Of course, the same thing could be done as a Nook app in the B&N ecosystem, and it would be smart for the publisher to offer one, as well as a web app that constituted an Amazon version (which wouldn’t be offered through the Apple App Store but would have to get to you another way), to keep relative peace among its customers. But a publisher can only do this if it is sure its prices won’t be undercut, which would force a further margin reduction under Apple’s rules.
Like Eoin, I have no idea whether any of the Big Six publishers are working on this idea or whether any of the major agents have suggested the possibility. But we’re talking about literally hundreds of smart people here, so it would be surprising if nobody’s exploring this possibility (except if Eoin and I are both missing something that makes it a non-starter.)
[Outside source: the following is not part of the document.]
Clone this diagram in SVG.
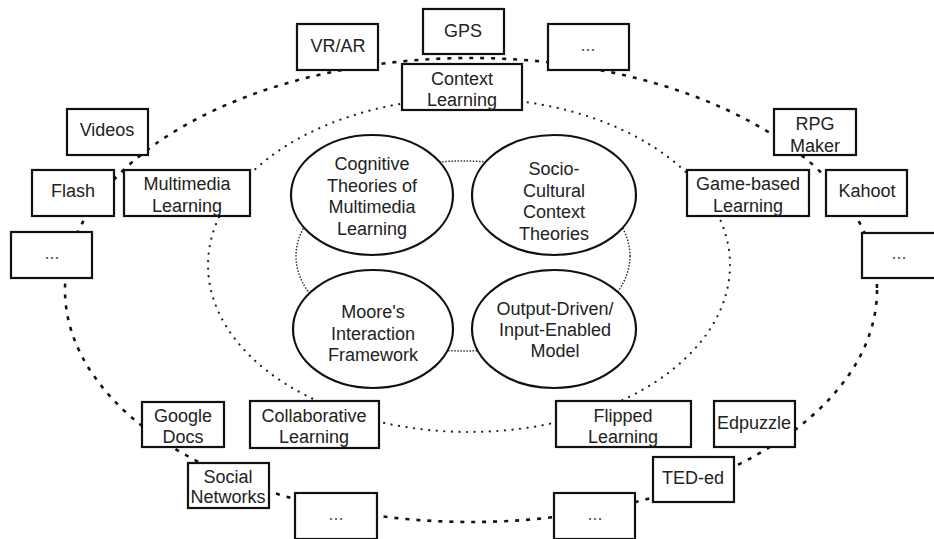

The transformation of publishing is rich with circumstances to amuse anybody who appreciates irony. Cheaper ebooks, which consumers love, are making bookstores, which consumers also love, gasp for the breath to survive. The closest thing to a monopoly threat in the business, Amazon and Kindle, work to drive consumer prices down. Apple’s great success with new devices coupled with their very slow start at retailing, generates agency pricing and sales opportunities for other retailers that probably benefited Barnes & Noble the most. B&N, the brick retailer most skilled at logistics but only newly-minted as any sort of tech company, finds not one but two unoccupied niches in the eink product suite: color and touch-screen.
And now, Amazon’s policy limiting the publishers that can fully implement agency, designed to isolate the Big Six and enable discounting of everybody else’s ebooks, may be spawning a new opportunity for big authors and big publishers to work together that other publishers can’t compete with. Perhaps denying this capability to other publishers actually helps Amazon be alone as a 7th competitor, but it certainly has its ironic aspects at a moment when Amazon is putting on a full-court press to persuade big authors to work directly with them!